Your Storms of Trouble

If you’ve already looked over your circumstances, checking them like a weather report, you may have forgotten that God actually knows them better than you. With the view dim or fogged, you might not see change on the horizon. You might spot broken branches, but not see the pruning and regrowth to come. If you ask Him, you might be amazed at what God shows you, and what He can bring out of your circumstances.
If you are chilled to the bone, and your face is stinging, standing with you in the storm is the God of Abraham, Isaac and Jacob. He is a refuge you can turn to, someone who can teach you to say as He does:

Peace, be still.




For prayers and praise: Verses to treasure


Who am I, O Sovereign LORD, and what is my family that you have brought me this far?
2 Samuel 7:18b NIV

I will remember the works of the LORD: surely I will remember thy wonders of old.
Psalm 77:11 KJV

O the depth of the riches both of the wisdom and knowledge of God! Romans 11:33a KJV

If the Lord had not been on our side – let Israel say – if the LORD had not been on our side when men attacked us, when their anger flared against us, they would have swallowed us alive; the flood would have engulfed us, the torrent would have swept over us, the raging waters would have swept us away.
Psalm 124:1-5 NIV

And a great windstorm arose, and the waves beat into the boat, so that it was already filling. But He was in the stern, asleep on a pillow.

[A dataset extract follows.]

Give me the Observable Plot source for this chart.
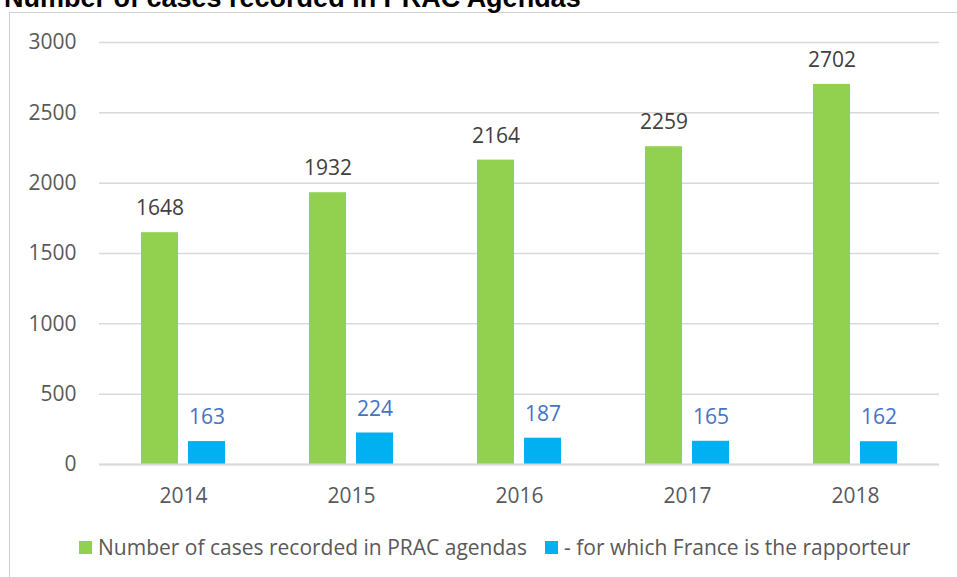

And they awoke Him and said to Him, "Teacher, do You not care that we are perishing?" Then He arose and rebuked the wind, and said to the sea, "Peace, be still!" And the wind ceased and there was a great calm.
Then He arose and rebuked the wind, and said to the sea, "Peace, be still!" And the wind ceased and there was a great calm.
Mark 4: 39 NKJV

Without warning, a furious storm came up on the lake, so that the waves swept over the boat. But Jesus was sleeping. The disciples went and woke him, saying, "Lord, save us! We're going to drown!" He replied, "You of little faith, why are you so afraid?" Then he got up and rebuked the winds and the waves, and it was completely calm. The men were amazed and asked, "What kind of man is this? Even the winds and the waves obey him!"